Add up all those niches, though, and it’s still a small subset of the population. Most people, even most quantitative social science researchers, have better things to do than read and converse about statistical modeling, causal inference, and social science. So it makes sense that there are researchers that find the blog to be boring.

What’s interesting to me, though, is the norm or assumption that a blog should be entertaining.

It seems that we demand entertainment in some media but not others. We expect movies to be entertaining, and if they’re not, we’re annoyed. Even documentaries are supposed to be well paced. If not, they’ll be criticized as being boring, or “preachy,” or whatever. Most TV is expected to entertain also, except for certain special events such as official speeches, rocket launches, and Super Bowls, which it’s considered ok to watch out of ritual obligation.

Novels and plays, we usually expect to entertain us, with some exceptions.

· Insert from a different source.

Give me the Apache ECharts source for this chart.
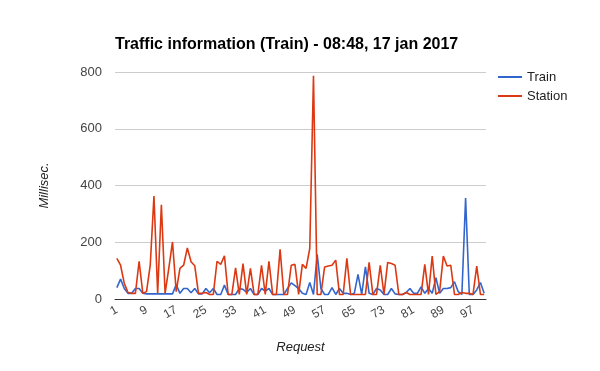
<!DOCTYPE html>
<html>
<head>
<meta charset="utf-8">
<script src="https://cdn.jsdelivr.net/npm/echarts@6/dist/echarts.min.js"></script>
<style>
html,body{margin:0;padding:0;background:#fff;}
#chart{width:600px;height:371px;}
</style>
</head>
<body>
<div id="chart"></div>
<script>
var categories = ["1","2","3","4","5","6","7","8","9","10","11","12","13","14","15","16","17","18","19","20",
"21","22","23","24","25","26","27","28","29","30","31","32","33","34","35","36","37","38","39","40",
"41","42","43","44","45","46","47","48","49","50","51","52","53","54","55","56","57","58","59","60",
"61","62","63","64","65","66","67","68","69","70","71","72","73","74","75","76","77","78","79","80",
"81","82","83","84","85","86","87","88","89","90","91","92","93","94","95","96","97","98","99","100"];

var train = [40,70,37,20,20,37,37,20,18,18,18,18,18,18,18,18,51,20,37,37,
22,37,18,18,37,22,37,16,16,49,16,16,16,37,34,23,37,16,16,37,
28,37,16,16,16,16,37,57,47,37,20,16,58,16,157,37,16,16,40,16,
37,20,20,16,20,87,16,113,20,16,37,32,16,16,37,18,16,16,23,37,
20,20,43,20,37,20,75,20,37,37,40,61,26,16,356,16,16,32,58,20];

var station = [143,119,55,23,20,20,133,20,26,119,363,20,332,20,108,201,26,108,119,180,
131,117,20,20,23,16,16,133,122,152,16,16,110,16,125,16,108,16,16,119,
16,133,16,16,175,16,16,119,122,16,122,108,178,787,16,16,113,116,119,137,
16,16,143,16,16,16,16,16,129,16,16,119,16,129,125,119,16,16,23,16,
16,16,16,122,16,151,16,26,151,116,119,16,16,23,20,20,16,116,16,16];

var yTicks = [0, 200, 400, 600, 800];

var chart = echarts.init(document.getElementById('chart'), null, {renderer: 'canvas'});
var font = "Arial, 'Liberation Sans', sans-serif";
chart.setOption({
  animation: false,
  backgroundColor: '#fff',
  color: ['#3366cc', '#dc3912'],
  textStyle: {fontFamily: font},
  title: {
    text: 'Traffic information (Train) - 08:48, 17 jan 2017',
    left: 115, top: 37, padding: 0,
    textStyle: {fontSize: 16, fontWeight: 'bold', color: '#000', fontFamily: font}
  },
  legend: {
    orient: 'vertical', left: 498, top: 70, padding: 0,
    icon: 'rect', itemWidth: 24, itemHeight: 2, itemGap: 5,
    textStyle: {fontSize: 13, color: '#222', fontFamily: font, lineHeight: 14},
    data: ['Train', 'Station']
  },
  grid: {left: 115, right: 114, top: 72, bottom: 72, containLabel: false},
  xAxis: {
    type: 'category', data: categories, boundaryGap: true,
    name: 'Request', nameLocation: 'middle', nameGap: 42,
    nameTextStyle: {fontStyle: 'italic', fontSize: 13, color: '#222', fontFamily: font},
    axisLine: {lineStyle: {color: '#333', width: 1}},
    axisTick: {show: false},
    axisLabel: {interval: 7, rotate: 30, fontSize: 12, color: '#444', fontFamily: font, margin: 10},
    splitLine: {show: false}
  },
  yAxis: {
    type: 'value', min: yTicks[0], max: yTicks[yTicks.length-1], interval: 200,
    name: 'Millisec.', nameLocation: 'middle', nameGap: 64, nameRotate: 90,
    nameTextStyle: {fontStyle: 'italic', fontSize: 13, color: '#222', fontFamily: font},
    axisLine: {show: false}, axisTick: {show: false},
    axisLabel: {fontSize: 13, color: '#444', fontFamily: font, margin: 13},
    splitLine: {lineStyle: {color: '#ccc', width: 1}}
  },
  series: [
    {name: 'Train', type: 'line', data: train, symbol: 'none', lineStyle: {width: 1.6}},
    {name: 'Station', type: 'line', data: station, symbol: 'none', lineStyle: {width: 1.6}}
  ]
});
</script>
</body>
</html>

I might read Moby Dick because it’s thought provoking and has brilliant passages. It’s not entertaining, exactly, but reading it can be satisfying. We don’t always expect dinner to be entertaining either, but we do what it to fill us up.

What about textbooks and nonfiction books? Some of these are entertaining. In Regression and Other Stories, we try to amuse. The classic textbook Numerical Methods That Work is a flat-out fun read. Some scholarly works for the general public are highly readable. I’m thinking of The Origins of the Second World War. Hey, here’s a whole list of entertaining nonfiction books I’ve read. Entertaining is great, if you can have it. But I’ve read lots of completely unentertaining books that were great because they had important information. That would describe most of my textbooks, as well as various nonfiction books. If a textbooks entertaining, that’s lagniappe.

And then there are research articles. There are entertaining research papers out there—I’ve written a few, myself!—but most of the time we don’t expect journal articles to be entertaining. Indeed, there are times when we would feel that any effort made by an author to be entertaining is effort wasted, if it could be spent on content itself.

Where do blogs fit into this picture? Blogs aren’t always entertaining to read, but they’re supposed to be fun to write. The quote that led off this post surprised me when I first heard it, because I’d thought of this blog as being in the category of textbooks and research articles, not so much in the category of movies, novels, or magazine articles. In some ways it’s a compliment, that a rando on the web would think that a statistics blog could be entertaining. Or maybe it’s just a sign of the current TV-internet world, that people expect entertainment in all aspects of life.